Watchdog Cracks Down on Lobbyist Shell Games

     SACRAMENTO, Calif. (CN) – California lobbyists will no longer be allowed to conceal millions in expenditures after state regulators voted Thursday to force interest groups to itemize expenses in quarterly state reports.
     The Fair Political Practices Commission unanimously approved stricter reporting rules that require interest groups to breakdown the specifics of “shadow payments” listed under a category known as “other payments to influence.”
     Since the 1970s, lobbyists have been able to channel money spent on advertising and consulting under the “other category.” According to commission statistics, the top ten Sacramento lobbyists listed $24.5 million in “other category” expenditures in 2014 – 69 percent of their total reported spending.

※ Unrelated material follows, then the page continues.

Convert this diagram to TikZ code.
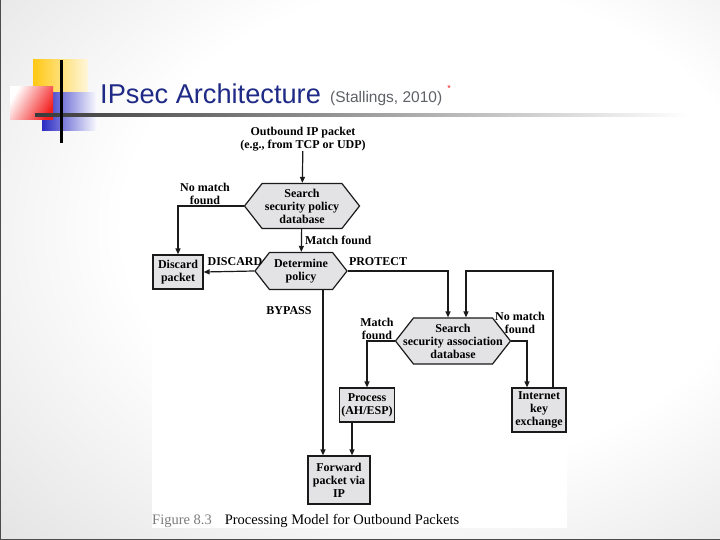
\documentclass[tikz,border=0pt]{standalone}
\usepackage{fontspec}
\setmainfont{Liberation Serif}
\newfontfamily\slidefont{Liberation Sans}
\usetikzlibrary{arrows.meta,calc,positioning,shapes.symbols}
\definecolor{slideTitle}{HTML}{1E2A86}
\definecolor{slideMuted}{HTML}{5E6166}
\definecolor{slideBar}{HTML}{3A3A3A}
\definecolor{markYellow}{HTML}{FFC814}
\definecolor{markBlue}{HTML}{2B2BC4}
\definecolor{markRed}{HTML}{F41E1E}
\definecolor{flowLine}{HTML}{1A1A1A}
\definecolor{flowFill}{HTML}{E3E3E5}
\definecolor{captionGray}{HTML}{7C7C7C}
\newcommand{\flowtext}{\fontsize{12}{13}\selectfont\bfseries}
\pgfdeclareradialshading{slidebg}{\pgfpoint{8bp}{6bp}}{%
  color(0bp)=(white); color(22bp)=(white); color(72bp)=(black!30)}

\begin{document}
\begin{tikzpicture}[
  x=1pt, y=-1pt,
  >={Triangle[length=6pt,width=5pt]},
  box/.style={
    draw=flowLine,
    fill=flowFill,
    line width=1.2pt,
    inner sep=1pt,
    align=center,
    font=\flowtext
  },
  hexbox/.style={
    box,
    shape=signal,
    signal to=west and east,
    signal pointer angle=104,
    inner sep=0pt
  },
  tag/.style={align=center, font=\flowtext, inner sep=0pt},
  flow/.style={->, draw=flowLine, line width=1.2pt}
]
\useasboundingbox (0,0) rectangle (720,540);

% Slide background and title marks.
\shade[shading=slidebg] (0,0) rectangle (720,540);
\draw[black!70, line width=1pt] (0.5,0) -- (0.5,539.5) -- (720,539.5);
\shade[left color=markYellow, right color=markYellow!15] (33,60) rectangle (88,93);
\shade[left color=markBlue, right color=white] (42,93) rectangle (98,131);
\shade[left color=white, right color=markRed, shading angle=60] (10,87) rectangle (53,120);
\shade[left color=slideBar, right color=white] (35,113.5) rectangle (688,116.5);
\fill[black] (59.5,60) rectangle (62.5,143);

\node[anchor=base west, inner sep=0pt, text=slideTitle,
      font=\slidefont\fontsize{27.2}{30}\selectfont] (title) at (100,104) {IPsec Architecture};
\node[anchor=base west, inner sep=0pt, text=slideMuted,
      font=\slidefont\fontsize{15.5}{18}\selectfont] (cite) at (330,103) {(Stallings, 2010)};
\node[text=markRed, inner sep=0pt, font=\slidefont\small] (star) at (449,88) {*};

% Figure panel.
\fill[white] (152,123) rectangle (567,528);

% Processing steps; hexagon texts are labels so they may run over the edges.
\node[tag] (outbound) at (303,139) {Outbound IP packet\\(e.g., from TCP or UDP)};
\node[hexbox, minimum width=115pt, minimum height=45pt,
      label={[tag]center:{Search\\security policy\\database}}] (spd) at (302,206) {};
\node[hexbox, minimum width=92pt, minimum height=37pt,
      label={[tag]center:{Determine\\policy}}] (policy) at (301,271) {};
\node[box, minimum width=50pt, minimum height=34pt] (discard) at (178,272)
  {Discard\\packet};
\node[hexbox, minimum width=115pt, minimum height=46pt,
      label={[tag]center:{Search\\security association\\database}}] (sad) at (453,341) {};
\node[box, minimum width=55pt, minimum height=34pt] (process) at (367,405)
  {Process\\(AH/ESP)};
\node[box, minimum width=54pt, minimum height=44pt] (ike) at (539,410)
  {Internet\\key\\exchange};
\node[box, minimum width=62pt, minimum height=48pt] (forward) at (339,480)
  {Forward\\packet via\\IP};

% Branch labels.
\node[tag] (spd-miss) at (205,194) {No match\\found};
\node[tag] (policy-discard) at (235,262) {DISCARD};
\node[tag] (policy-protect) at (378,262) {PROTECT};
\node[tag] (policy-bypass) at (289,311) {BYPASS};
\node[tag] (sad-hit) at (377,329) {Match\\found};
\node[tag] (sad-miss) at (520,323) {No match\\found};

% Entry and exit points that sit off the node centres.
\coordinate (protect-in) at ([xshift=-5pt]sad.north);
\coordinate (retry-in) at ([xshift=13pt]sad.north);
\coordinate (ike-in) at ([xshift=-12pt]ike.north);
\coordinate (ike-out) at ([xshift=14pt]ike.north);
\coordinate (bypass-out) at ([xshift=22pt]policy.south);
\coordinate (esp-out) at ([xshift=-15pt]process.south);

\draw[flow] (outbound) -- (spd);
\draw[flow] (spd.west) -| (discard.north);
\draw[flow] (spd) -- node[right, tag, xshift=3pt] {Match found} (policy);
\draw[flow] (policy.west) -- (discard.east);
\draw[flow] (policy.east) -| (protect-in);
\draw[flow] (ike-out) |- (policy.east -| retry-in) -- (retry-in);
\draw[flow] (sad.west) -| (process.north);
\draw[flow] (sad.east) -| (ike-in);
\draw[flow] (bypass-out) -- (bypass-out |- forward.north);
\draw[flow] (esp-out) -- (esp-out |- forward.north);

% Caption.
\node[anchor=base west, inner sep=0pt, font=\fontsize{14.5}{16}\selectfont] (caption)
  at (152,524) {\textcolor{captionGray}{Figure 8.3}\hspace{0.9em}Processing Model for Outbound Packets};
\end{tikzpicture}
\end{document}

     Commission chair Jodi Remke said light needed to be shone on the “catch-all category” and that lobbyists were abusing the reporting loophole.
     “There are two main goals behind the regulation, to increase transparency and promote compliance,” Remke said in statement. “As for transparency, the public is entitled to know who is trying to influence public officials and how they are doing it. As for compliance, lobbying is largely a self-regulated industry and requiring more detailed reporting is the most effective tool to promote compliance and facilitate enforcement against improper activity.”

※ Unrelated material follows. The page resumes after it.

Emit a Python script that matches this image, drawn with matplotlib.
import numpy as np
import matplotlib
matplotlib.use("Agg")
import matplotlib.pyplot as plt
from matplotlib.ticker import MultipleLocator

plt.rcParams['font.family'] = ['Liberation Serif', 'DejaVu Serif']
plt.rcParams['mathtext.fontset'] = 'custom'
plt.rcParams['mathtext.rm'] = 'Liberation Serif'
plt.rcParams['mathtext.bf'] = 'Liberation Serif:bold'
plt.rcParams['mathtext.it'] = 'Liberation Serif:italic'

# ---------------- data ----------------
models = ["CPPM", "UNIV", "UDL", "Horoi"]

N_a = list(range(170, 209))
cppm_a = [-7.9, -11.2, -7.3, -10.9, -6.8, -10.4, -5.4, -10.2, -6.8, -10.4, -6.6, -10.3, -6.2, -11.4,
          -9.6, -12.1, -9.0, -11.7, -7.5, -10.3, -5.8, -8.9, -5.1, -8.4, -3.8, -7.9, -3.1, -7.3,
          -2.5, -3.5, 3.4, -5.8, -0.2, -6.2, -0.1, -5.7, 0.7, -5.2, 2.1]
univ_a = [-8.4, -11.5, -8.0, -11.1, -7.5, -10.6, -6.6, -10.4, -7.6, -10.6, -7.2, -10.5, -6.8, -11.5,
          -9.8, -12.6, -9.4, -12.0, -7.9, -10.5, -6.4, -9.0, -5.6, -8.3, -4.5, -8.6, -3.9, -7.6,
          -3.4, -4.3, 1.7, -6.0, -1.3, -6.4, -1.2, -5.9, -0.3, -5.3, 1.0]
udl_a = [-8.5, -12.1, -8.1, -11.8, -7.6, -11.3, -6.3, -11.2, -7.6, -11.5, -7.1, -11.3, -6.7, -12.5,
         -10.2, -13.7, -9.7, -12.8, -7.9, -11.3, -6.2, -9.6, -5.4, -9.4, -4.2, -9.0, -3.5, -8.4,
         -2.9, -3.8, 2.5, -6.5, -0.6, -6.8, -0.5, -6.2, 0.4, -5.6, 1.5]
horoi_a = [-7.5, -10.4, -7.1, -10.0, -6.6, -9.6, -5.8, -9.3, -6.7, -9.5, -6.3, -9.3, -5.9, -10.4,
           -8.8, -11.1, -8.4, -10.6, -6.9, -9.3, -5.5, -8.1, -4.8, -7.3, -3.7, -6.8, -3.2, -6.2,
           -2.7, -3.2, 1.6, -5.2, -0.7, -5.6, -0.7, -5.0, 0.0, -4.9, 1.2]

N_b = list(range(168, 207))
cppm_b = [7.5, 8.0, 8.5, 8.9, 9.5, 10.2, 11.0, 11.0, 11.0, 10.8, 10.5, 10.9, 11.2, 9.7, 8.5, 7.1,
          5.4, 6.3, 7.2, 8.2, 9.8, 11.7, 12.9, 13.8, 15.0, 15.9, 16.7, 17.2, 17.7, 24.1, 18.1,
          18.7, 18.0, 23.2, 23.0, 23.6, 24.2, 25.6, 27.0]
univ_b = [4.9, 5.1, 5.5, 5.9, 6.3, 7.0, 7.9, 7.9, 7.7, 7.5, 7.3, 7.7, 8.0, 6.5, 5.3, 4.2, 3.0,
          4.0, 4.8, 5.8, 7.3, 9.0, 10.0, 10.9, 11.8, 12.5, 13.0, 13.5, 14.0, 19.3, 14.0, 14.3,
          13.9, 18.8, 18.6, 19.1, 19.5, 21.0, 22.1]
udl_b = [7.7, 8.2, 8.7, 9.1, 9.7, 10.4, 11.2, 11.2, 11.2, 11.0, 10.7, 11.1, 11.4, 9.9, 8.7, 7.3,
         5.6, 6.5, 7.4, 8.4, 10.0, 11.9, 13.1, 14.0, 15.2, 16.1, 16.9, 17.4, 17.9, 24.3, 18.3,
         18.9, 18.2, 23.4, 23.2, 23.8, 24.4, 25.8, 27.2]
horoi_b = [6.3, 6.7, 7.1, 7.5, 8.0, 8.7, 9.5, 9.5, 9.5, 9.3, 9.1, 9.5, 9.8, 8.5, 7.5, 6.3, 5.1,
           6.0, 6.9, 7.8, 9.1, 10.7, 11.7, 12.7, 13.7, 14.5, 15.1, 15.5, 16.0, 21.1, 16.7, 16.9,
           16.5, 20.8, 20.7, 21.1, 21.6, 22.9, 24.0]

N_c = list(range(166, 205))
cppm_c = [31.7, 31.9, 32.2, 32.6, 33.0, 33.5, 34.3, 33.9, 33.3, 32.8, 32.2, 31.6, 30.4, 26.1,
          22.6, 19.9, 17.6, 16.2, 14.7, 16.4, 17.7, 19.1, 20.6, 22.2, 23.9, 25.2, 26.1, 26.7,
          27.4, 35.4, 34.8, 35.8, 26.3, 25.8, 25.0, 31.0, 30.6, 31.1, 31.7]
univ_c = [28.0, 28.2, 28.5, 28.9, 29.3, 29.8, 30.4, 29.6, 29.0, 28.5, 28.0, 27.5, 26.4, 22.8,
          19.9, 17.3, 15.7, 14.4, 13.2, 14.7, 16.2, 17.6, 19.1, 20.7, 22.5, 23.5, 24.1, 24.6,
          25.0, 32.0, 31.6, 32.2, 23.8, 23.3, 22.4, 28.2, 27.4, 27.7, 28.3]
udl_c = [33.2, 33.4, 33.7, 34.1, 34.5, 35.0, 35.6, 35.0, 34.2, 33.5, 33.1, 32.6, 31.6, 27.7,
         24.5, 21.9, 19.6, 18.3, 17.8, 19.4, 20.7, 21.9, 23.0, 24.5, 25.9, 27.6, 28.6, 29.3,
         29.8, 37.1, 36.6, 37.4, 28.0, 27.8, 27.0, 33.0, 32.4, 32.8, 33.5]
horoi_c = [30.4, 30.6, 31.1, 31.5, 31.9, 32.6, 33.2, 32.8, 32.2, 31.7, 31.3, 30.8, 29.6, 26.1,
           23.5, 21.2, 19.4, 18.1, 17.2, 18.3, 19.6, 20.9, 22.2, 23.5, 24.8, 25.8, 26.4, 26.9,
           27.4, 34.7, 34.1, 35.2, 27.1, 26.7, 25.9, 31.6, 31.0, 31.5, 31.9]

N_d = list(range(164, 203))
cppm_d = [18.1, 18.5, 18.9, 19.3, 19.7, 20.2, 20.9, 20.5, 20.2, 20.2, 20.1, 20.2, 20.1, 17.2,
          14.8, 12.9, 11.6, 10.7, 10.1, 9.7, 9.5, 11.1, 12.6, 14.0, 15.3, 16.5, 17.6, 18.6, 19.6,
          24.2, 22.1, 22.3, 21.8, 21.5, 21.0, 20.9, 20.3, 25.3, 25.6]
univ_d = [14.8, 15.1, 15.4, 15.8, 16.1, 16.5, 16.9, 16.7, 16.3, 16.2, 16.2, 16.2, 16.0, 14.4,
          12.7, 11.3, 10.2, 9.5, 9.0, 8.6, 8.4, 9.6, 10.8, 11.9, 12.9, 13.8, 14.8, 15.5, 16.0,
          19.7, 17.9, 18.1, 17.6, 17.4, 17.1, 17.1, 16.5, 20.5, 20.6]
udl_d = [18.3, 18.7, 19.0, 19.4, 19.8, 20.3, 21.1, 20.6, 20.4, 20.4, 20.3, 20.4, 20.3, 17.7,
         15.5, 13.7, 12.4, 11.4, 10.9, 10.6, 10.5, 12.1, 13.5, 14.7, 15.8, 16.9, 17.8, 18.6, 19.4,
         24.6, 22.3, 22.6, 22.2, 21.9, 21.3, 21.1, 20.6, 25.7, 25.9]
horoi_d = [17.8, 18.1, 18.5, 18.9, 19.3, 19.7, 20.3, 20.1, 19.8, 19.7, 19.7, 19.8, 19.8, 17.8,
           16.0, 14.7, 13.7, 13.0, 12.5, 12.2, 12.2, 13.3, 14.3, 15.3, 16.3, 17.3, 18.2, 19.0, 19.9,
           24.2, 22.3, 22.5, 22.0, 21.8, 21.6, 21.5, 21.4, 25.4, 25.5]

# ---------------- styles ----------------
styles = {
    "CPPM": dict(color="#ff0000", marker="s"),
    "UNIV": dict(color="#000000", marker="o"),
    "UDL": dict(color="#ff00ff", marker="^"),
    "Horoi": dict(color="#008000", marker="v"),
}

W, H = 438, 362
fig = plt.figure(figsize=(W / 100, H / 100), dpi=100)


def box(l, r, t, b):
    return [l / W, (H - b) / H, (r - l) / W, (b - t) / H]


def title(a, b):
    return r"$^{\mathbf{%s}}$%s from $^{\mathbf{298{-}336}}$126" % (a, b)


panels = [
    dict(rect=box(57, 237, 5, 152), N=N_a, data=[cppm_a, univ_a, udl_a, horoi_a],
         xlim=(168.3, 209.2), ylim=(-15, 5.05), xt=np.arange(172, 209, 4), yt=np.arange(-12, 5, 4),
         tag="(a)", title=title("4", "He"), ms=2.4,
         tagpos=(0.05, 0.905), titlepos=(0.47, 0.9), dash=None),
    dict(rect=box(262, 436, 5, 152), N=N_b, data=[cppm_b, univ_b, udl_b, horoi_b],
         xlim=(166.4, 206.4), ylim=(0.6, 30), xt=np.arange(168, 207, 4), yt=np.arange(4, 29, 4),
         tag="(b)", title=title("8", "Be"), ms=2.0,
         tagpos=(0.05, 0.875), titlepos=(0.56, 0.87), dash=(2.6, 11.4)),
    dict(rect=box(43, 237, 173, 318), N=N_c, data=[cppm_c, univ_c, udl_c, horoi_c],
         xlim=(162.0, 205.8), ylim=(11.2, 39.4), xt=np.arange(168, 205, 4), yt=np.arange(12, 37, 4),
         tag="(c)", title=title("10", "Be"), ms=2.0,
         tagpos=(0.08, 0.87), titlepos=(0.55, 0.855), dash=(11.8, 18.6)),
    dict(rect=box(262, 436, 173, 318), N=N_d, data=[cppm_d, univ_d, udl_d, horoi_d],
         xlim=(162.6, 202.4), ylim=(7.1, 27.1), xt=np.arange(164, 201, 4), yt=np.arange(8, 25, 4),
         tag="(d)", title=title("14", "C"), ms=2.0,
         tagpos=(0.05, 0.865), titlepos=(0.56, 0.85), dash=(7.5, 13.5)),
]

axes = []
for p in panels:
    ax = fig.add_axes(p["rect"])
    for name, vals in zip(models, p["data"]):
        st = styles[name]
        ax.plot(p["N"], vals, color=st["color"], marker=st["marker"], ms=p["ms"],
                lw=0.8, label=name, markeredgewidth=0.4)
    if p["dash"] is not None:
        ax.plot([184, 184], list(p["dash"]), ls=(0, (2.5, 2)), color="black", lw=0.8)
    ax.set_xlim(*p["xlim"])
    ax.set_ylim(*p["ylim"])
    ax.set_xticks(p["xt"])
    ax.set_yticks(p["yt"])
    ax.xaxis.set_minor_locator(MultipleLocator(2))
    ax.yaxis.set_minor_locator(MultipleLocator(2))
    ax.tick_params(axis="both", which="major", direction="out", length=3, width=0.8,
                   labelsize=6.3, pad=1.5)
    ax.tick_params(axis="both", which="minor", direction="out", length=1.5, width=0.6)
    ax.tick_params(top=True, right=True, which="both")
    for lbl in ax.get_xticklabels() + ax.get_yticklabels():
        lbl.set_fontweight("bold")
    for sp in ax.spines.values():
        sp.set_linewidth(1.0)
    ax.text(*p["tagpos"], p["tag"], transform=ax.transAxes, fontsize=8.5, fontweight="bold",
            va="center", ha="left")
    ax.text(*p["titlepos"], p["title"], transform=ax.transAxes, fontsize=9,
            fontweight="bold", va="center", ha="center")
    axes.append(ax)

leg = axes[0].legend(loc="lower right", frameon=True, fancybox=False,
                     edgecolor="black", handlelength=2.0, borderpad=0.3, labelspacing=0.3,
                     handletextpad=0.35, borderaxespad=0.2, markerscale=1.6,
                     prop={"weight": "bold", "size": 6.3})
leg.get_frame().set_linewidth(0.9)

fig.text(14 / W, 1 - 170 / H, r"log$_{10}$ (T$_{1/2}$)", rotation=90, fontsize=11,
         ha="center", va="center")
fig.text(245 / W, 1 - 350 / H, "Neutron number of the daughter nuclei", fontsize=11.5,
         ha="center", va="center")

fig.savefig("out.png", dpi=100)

     The new rules were supported by Sen. Ben Allen, D- Santa Monica , and the California Newspaper Publishers Association, and take effect July 1. The commission will give an update on the new rules after the first lobbying reports are filed this fall.
     The nonprofit Consumer Watchdog said Thursday that while it supports more stringent reporting laws, it’s worried lobbyists will simply take advantage of another loophole surrounding the disclosure of vendors used by the industry. The group detailed a scenario under the new rules where the lobbyist could contract and pay a third party to conduct advertising or consulting, list the payment under “public affairs” and avoid explaining which policy or election they were attempting to influence.
     “The FPPC’s failure to close a loophole could make the rules moot by allowing companies to funnel those funds through a middle man and continue keeping most of their spending in the dark,” Carmen Balber, executive director of Consumer Watchdog, said in a statement.
      In a letter to the commission before the vote, the group noted that during the third quarter of 2015 the Western States Petroleum Association listed $6.1 million – 91 percent of its spending – under the “other category.” The nonprofit asked the commission to update the new rules because an “almost endless array of activities to influence lawmakers through their constituents could fall under this [public affairs] broad umbrella.”
     The updated rules are the latest attempt by the regulator to curb dark spending and shrouded donations by political action committees, lobbyists and nonprofits.
     Last year, the commission approved rules that aim to stop out-of-state groups from donating to California politicians and ballot measures, and redefine legal communication between candidates and PACs.
     In 2014, an estimated 160 outside groups spent over $80 million on various California races, including a combined $26 million on the race for the state’s superintendent of public instruction.